RECORDED INFORMATION
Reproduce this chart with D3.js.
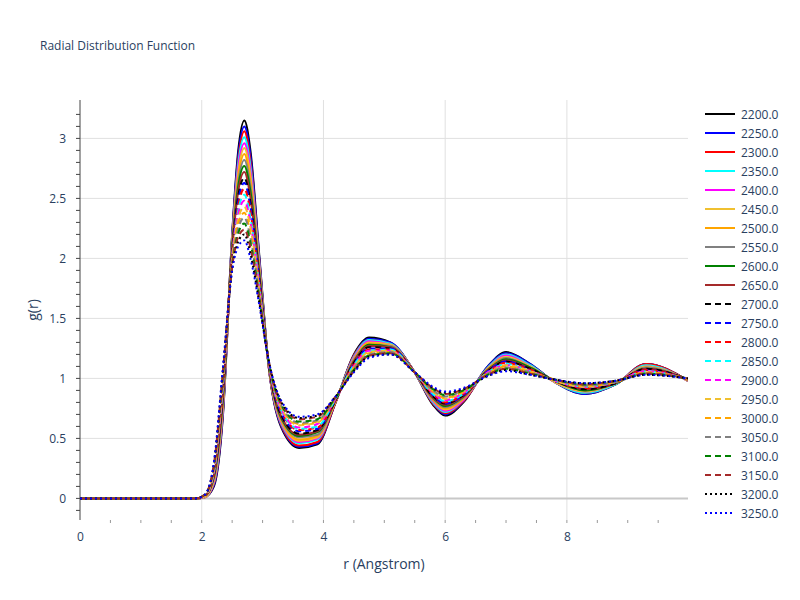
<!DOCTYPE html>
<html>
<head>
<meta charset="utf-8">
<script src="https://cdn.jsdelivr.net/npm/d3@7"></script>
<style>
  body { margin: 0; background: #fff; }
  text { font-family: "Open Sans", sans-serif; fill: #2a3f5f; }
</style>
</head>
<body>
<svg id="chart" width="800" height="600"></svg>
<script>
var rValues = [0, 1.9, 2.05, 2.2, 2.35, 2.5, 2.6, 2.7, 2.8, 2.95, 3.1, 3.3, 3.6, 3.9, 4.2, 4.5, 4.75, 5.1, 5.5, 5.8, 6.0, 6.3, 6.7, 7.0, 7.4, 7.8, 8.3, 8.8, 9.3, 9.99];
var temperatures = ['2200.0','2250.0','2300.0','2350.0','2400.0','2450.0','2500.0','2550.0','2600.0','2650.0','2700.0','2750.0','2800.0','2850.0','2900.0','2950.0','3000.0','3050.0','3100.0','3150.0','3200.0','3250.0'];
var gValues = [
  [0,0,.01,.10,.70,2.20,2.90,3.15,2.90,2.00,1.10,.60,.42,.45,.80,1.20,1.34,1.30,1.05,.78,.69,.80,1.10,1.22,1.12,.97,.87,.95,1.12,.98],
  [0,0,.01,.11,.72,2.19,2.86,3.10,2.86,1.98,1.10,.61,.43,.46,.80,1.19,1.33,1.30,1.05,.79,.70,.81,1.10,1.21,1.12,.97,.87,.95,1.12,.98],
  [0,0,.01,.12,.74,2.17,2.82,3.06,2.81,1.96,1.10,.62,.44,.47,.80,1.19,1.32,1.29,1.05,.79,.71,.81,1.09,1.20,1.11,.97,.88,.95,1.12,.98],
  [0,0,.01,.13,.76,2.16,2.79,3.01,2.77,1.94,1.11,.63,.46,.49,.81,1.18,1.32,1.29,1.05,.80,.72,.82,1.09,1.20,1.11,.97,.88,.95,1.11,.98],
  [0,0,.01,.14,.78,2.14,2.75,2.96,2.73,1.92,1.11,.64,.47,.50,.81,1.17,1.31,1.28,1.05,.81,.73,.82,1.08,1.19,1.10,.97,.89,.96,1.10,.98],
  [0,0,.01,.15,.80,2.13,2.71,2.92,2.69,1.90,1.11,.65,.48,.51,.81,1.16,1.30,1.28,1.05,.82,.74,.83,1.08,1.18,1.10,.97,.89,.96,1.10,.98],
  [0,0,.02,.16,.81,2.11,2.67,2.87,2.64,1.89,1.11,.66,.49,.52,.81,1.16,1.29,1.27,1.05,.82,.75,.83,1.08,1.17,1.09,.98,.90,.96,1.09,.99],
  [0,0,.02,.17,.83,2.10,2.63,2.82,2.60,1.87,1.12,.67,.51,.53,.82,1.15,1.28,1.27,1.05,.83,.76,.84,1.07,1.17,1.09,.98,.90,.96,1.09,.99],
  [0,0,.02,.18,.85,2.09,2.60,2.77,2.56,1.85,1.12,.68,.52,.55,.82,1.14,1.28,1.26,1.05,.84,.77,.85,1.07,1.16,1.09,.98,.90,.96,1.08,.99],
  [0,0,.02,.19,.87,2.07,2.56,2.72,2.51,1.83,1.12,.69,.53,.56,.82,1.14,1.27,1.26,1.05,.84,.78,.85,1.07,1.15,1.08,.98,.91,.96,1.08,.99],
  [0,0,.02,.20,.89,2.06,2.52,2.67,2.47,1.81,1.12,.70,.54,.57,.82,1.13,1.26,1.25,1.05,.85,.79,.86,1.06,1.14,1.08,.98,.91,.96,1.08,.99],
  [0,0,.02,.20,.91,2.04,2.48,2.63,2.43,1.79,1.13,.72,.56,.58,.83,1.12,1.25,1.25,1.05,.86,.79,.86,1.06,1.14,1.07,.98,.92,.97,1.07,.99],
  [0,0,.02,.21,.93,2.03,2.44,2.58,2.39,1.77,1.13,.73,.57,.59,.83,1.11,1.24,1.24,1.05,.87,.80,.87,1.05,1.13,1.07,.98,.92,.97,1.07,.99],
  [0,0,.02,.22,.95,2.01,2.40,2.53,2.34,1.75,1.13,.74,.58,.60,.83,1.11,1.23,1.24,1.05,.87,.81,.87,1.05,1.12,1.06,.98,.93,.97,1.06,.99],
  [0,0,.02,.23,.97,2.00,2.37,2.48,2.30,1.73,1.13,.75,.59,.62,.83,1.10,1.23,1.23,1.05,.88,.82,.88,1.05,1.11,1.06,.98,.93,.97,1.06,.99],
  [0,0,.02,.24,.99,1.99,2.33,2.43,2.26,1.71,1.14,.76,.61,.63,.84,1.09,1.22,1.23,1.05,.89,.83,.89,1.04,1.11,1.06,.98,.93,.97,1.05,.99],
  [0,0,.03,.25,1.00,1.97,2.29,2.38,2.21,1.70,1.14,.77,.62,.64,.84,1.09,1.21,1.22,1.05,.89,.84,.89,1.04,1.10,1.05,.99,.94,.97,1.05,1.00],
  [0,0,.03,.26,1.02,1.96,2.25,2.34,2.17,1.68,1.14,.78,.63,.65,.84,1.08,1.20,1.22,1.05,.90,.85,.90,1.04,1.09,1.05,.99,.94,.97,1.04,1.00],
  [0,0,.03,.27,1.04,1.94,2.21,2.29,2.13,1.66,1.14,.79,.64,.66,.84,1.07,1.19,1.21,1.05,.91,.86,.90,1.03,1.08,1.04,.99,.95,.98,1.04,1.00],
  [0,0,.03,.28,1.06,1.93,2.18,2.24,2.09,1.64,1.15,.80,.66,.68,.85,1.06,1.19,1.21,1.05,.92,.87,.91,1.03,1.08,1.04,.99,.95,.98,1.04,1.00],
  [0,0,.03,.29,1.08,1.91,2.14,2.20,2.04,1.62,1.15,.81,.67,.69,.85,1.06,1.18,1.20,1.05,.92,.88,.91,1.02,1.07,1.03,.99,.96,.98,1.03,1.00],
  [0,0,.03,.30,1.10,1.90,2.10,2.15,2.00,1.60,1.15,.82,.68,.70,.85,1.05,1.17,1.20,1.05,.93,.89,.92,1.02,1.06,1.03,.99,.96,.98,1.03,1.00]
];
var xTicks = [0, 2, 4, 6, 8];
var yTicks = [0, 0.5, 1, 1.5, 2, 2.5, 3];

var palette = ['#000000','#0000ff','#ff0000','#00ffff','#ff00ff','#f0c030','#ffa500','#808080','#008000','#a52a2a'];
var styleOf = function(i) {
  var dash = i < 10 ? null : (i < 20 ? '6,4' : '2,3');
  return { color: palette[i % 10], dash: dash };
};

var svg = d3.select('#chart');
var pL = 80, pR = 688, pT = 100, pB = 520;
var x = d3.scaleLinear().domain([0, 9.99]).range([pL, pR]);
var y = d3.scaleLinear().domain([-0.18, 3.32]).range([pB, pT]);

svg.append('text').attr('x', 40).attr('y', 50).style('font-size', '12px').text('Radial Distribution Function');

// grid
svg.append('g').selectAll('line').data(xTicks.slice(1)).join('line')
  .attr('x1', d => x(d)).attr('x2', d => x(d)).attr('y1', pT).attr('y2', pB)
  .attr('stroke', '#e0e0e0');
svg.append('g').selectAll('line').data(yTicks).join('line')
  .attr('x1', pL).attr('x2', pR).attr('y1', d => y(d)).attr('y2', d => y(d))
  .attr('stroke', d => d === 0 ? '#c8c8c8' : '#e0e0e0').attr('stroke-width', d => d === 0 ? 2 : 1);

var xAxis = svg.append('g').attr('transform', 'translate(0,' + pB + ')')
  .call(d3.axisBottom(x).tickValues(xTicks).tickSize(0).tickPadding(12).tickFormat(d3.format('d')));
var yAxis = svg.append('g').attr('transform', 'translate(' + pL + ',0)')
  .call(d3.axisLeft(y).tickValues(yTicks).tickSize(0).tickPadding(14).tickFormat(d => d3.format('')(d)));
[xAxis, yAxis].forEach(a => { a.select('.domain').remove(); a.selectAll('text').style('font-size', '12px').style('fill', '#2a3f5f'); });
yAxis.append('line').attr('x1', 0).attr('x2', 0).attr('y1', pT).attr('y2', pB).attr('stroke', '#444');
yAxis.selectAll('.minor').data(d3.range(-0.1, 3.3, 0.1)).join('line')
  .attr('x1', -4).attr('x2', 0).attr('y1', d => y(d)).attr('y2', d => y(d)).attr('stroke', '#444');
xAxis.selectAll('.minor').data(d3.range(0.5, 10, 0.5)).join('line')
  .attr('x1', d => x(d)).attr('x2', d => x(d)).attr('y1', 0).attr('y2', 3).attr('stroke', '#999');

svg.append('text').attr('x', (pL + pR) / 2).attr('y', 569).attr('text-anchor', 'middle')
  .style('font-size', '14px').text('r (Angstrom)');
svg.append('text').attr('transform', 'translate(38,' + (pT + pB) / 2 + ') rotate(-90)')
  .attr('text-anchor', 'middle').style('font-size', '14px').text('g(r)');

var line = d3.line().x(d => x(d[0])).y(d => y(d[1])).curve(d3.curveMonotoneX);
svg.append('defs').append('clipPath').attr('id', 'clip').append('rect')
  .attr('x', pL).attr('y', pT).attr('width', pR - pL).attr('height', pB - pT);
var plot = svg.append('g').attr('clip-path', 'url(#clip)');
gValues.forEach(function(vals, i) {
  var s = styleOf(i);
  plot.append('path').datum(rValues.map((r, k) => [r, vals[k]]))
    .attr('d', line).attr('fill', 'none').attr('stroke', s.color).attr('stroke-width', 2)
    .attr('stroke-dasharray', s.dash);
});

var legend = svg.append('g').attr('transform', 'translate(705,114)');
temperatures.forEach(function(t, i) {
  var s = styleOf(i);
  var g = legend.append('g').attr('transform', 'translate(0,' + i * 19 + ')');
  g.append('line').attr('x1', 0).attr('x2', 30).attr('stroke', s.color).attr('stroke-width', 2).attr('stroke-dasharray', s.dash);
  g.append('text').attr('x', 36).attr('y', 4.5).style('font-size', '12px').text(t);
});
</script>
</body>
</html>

WRITTEN EXERCISE
Your task is to collect every line above that contains the word "chart".

EXPECTED OUTPUT
Reproduce this chart with D3.js.
<svg id="chart" width="800" height="600"></svg>
var svg = d3.select('#chart');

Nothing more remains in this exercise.